I went through my own moksha moment. I had to liberate myself from my bias. I have been through many challenges as a mom and have known firsthand how it feels to suffer when seeing our kids go through terrible pain. I realized that those painful moments have only made my kids stronger and more mature. I did not want that to transform me into an anchor for them. I fought every instinct to become a helicopter parent and mostly achieved it. But having won that battle, I forgot we are all different, and our reactions differ. That moment, excited as I was to imagine my daughter starting her college career in a place where she could thrive, I realized that I was going to miss her terribly too: our conversations, her calling on my s#*% with her kindest words, challenging my beliefs, her constant efforts to make us all feel special. It is exciting to see her fly alone, but it will be sad too.

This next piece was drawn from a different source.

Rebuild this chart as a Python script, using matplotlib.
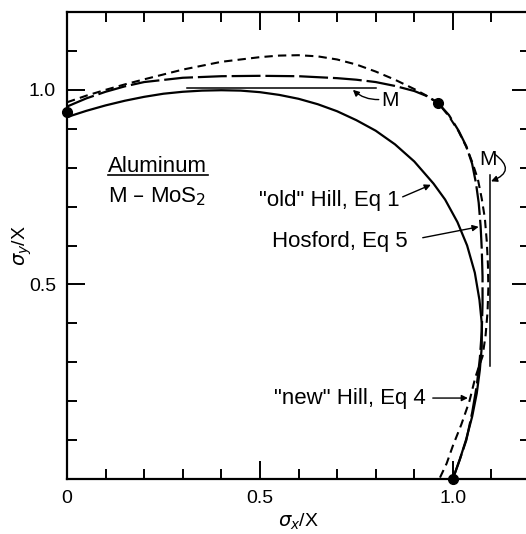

As independent as she is, I still value our time when we can be together as mother and daughter and, most of the time, as two adults.  Deep down, below all that excitement for her future, is my need to set her free. And as in death, as in letting a disabled kid leave the nest for the first time, as in realizing our belief system and our biases sometimes need to be shaken and let go of even when it is painful. Part of my propellers, the ones I was not even aware I had, fell down that day, and in gaining that understanding, I felt liberated.

On my way home that night,  I  became aware I might never become a moksha expert, but at least I was aware of it. Stuck in traffic returning home,  I felt a few teardrops coming down my cheeks. They weren’t tears of apprehension but rather of happiness for seeing my oldest on her way to building her own life as an incredibly wholesome, profound, kind human being. Everything she is, she has done it on her own. She is free to be who she wants to be. I felt free as if I was noticing that I did not have shackles for the first time, not that I felt motherhood imposed any limitations. The freedom came from inside, and it was reinforced with the knowledge that even when I think I know the answers, the universe will always put people on my way to teach me the most beautiful concepts of liberation and expansion.

Moksha today and tomorrow because the more we love, the more we must set free!